### PROVIDED ENTRIES
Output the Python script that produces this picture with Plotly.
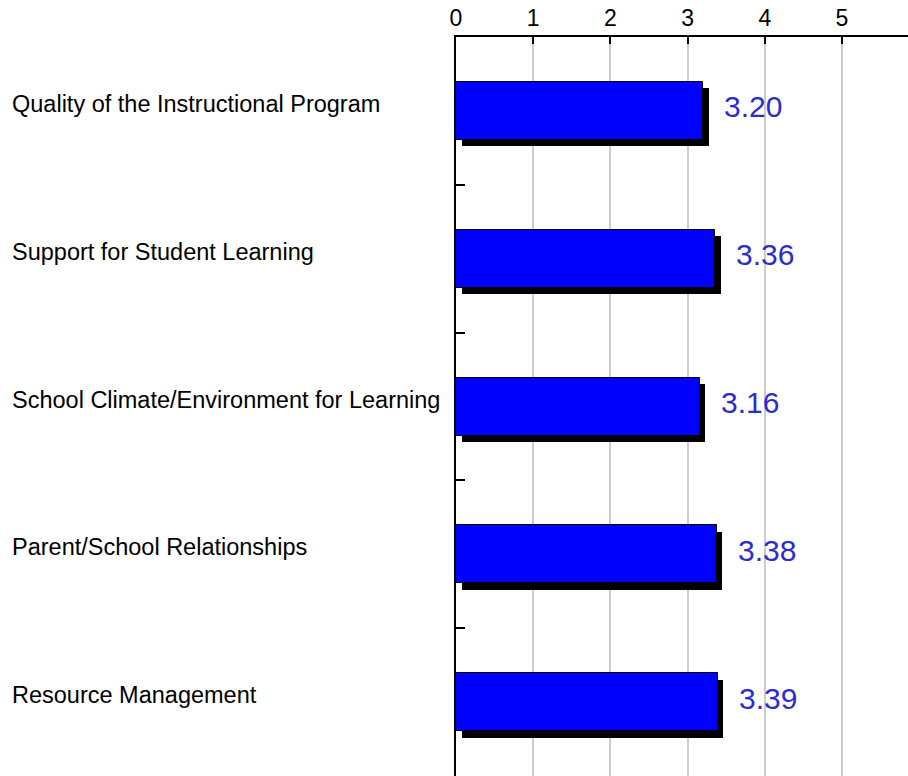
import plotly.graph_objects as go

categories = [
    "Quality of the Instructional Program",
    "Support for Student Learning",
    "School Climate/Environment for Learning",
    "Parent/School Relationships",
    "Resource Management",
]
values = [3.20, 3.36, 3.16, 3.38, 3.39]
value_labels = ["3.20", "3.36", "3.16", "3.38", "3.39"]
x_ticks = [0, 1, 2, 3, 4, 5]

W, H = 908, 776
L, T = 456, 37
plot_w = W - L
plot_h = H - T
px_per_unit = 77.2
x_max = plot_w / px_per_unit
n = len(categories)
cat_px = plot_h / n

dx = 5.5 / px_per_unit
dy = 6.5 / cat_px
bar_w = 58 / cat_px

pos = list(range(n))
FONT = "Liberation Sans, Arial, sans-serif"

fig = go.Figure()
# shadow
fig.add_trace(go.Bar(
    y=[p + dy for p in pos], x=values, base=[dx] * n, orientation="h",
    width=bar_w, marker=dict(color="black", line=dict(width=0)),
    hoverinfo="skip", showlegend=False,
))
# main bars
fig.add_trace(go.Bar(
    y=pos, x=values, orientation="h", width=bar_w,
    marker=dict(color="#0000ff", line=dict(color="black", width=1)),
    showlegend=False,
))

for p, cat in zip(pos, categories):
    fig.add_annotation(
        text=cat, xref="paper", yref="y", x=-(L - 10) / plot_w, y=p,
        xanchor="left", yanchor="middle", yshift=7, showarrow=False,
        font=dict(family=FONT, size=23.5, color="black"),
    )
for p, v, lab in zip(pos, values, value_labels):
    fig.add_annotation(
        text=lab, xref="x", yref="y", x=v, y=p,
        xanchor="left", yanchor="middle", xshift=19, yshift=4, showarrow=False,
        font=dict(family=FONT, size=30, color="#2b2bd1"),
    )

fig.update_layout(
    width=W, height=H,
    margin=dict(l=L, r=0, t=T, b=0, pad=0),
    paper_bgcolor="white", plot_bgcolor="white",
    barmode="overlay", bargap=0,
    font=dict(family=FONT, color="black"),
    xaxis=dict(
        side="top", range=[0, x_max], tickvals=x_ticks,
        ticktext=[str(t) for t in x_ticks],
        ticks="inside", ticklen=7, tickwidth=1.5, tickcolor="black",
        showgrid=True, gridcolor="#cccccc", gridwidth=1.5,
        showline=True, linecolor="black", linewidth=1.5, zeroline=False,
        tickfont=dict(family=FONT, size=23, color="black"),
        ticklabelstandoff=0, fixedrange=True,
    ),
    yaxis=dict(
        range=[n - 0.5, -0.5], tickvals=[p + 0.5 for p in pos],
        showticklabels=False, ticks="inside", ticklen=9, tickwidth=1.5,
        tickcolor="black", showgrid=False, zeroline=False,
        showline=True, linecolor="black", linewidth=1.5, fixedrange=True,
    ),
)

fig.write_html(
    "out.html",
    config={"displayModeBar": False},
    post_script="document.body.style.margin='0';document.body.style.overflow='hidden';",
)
--
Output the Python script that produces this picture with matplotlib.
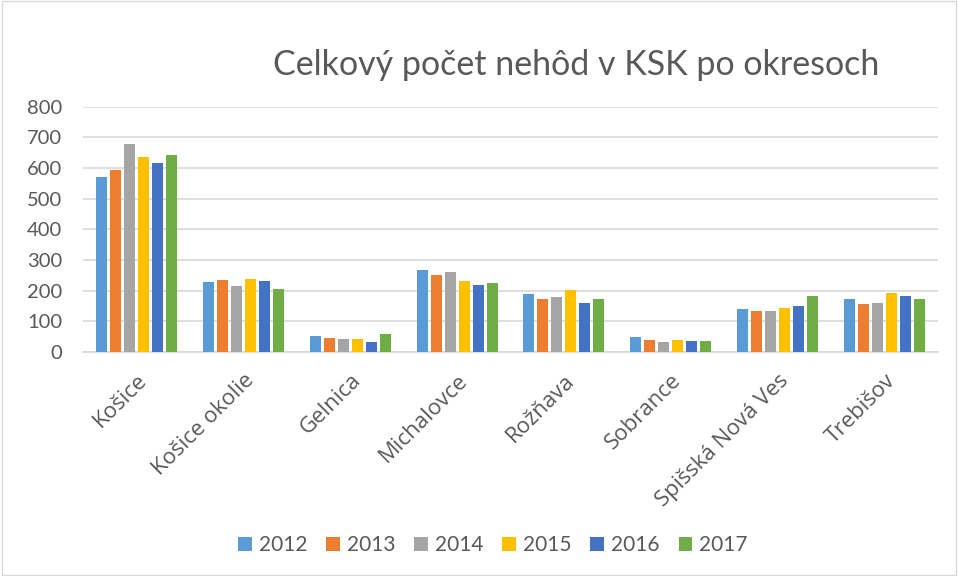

### JOB
Look above and copy only the lines from the one holding "Output the Python script that produces this picture with Plotly." to the one holding "import plotly.graph_objects as go", both included, exactly, minus the pictures.

### WRITTEN REPLY
Output the Python script that produces this picture with Plotly.
import plotly.graph_objects as go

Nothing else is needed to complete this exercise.